Architecture¶
turboagents is one Python distribution with several internal product surfaces.
Top-Level Structure¶
turboagents.quantturboagents.benchturboagents.enginesturboagents.ragturboagents.proxyturboagents.cli
Quant Core¶
The current quantization path is:
- seeded sign flips
- Fast Walsh-Hadamard rotation
- spherical angle/radius encoding
- scalar angle quantization through generated codebooks
- seeded QJL-style residual sketch
- binary payload serialization
This gives the repo:
- a reusable codec surface
- a reproducible compressed representation
- one shared core used by benchmarks and adapters
Bench Layer¶
The benchmark layer currently sits above the quant core and below the external runtime integrations.
It provides:
- deterministic synthetic datasets
- multi-bit KV benchmark reports
- multi-bit RAG benchmark reports
- synthetic paper-style comparison reports
Engine Layer¶
The engine layer is currently wrapper-first.
That means:
- build runtime commands
- detect installed capabilities
- expose a stable Python interface
- avoid pretending native TurboQuant kernels exist where they do not
This is intentional.
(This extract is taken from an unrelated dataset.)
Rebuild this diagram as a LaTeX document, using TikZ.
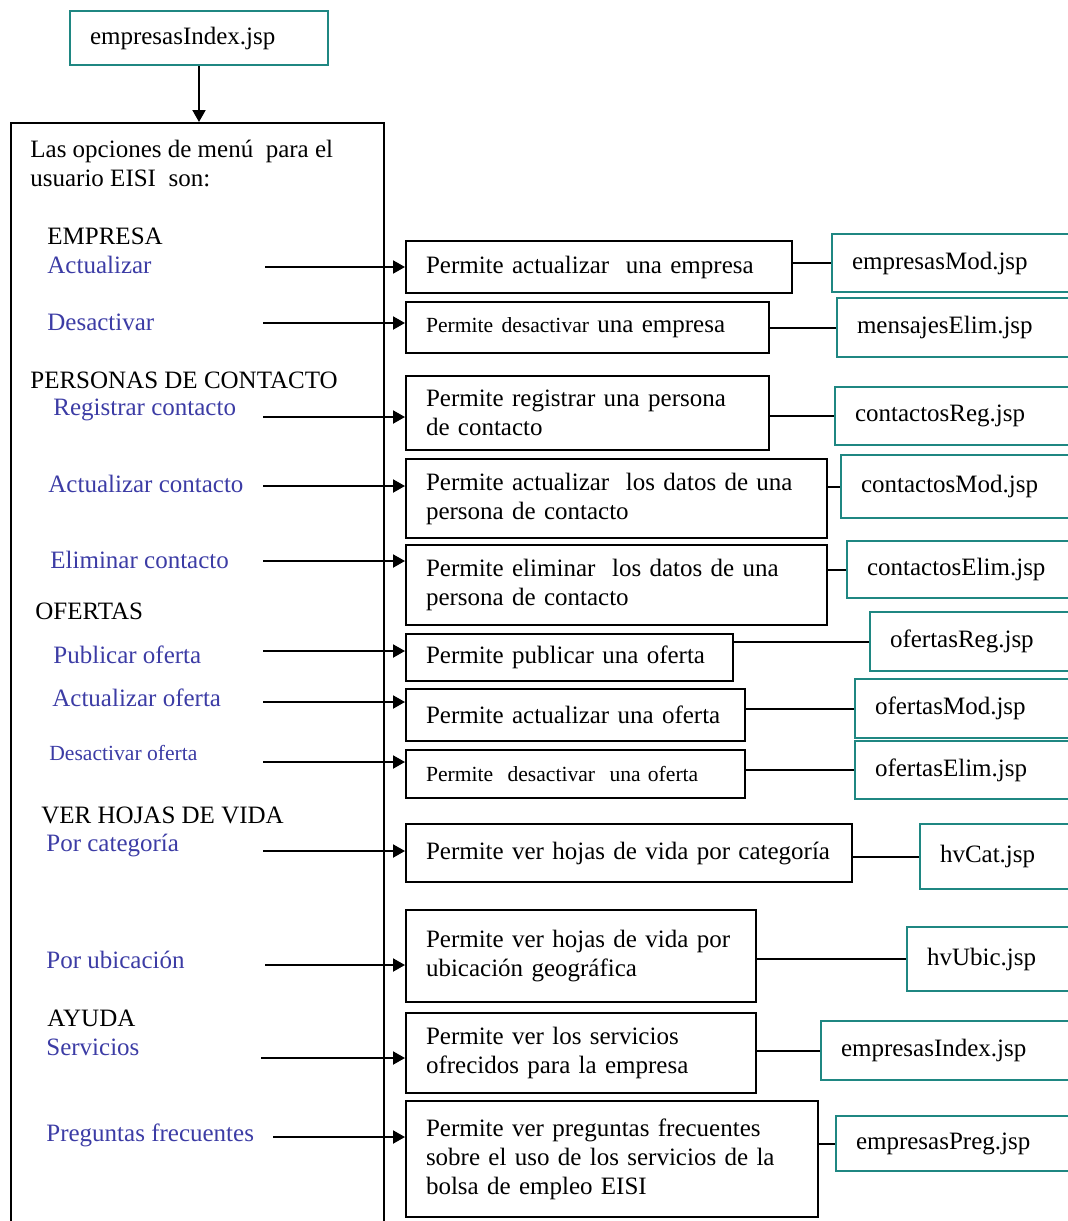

The wrappers make it possible to validate the package surface before deeper native integration work.
TurboRAG Layer¶
The TurboRAG layer currently uses one of two patterns:
- native client/index integration where practical
- sidecar + rerank integration where full native compressed indexes do not exist
This is why:
- FAISS is already a real local path
- LanceDB and SurrealDB are real but still sidecar-oriented
- pgvector is client-backed but still waiting on live database validation
Proxy and CLI¶
The CLI is the entrypoint users see first.
It currently covers:
- environment inspection
- benchmark execution
- compression demos
- serve command generation
The proxy is present as a baseline service layer and can evolve later into a more complete product surface.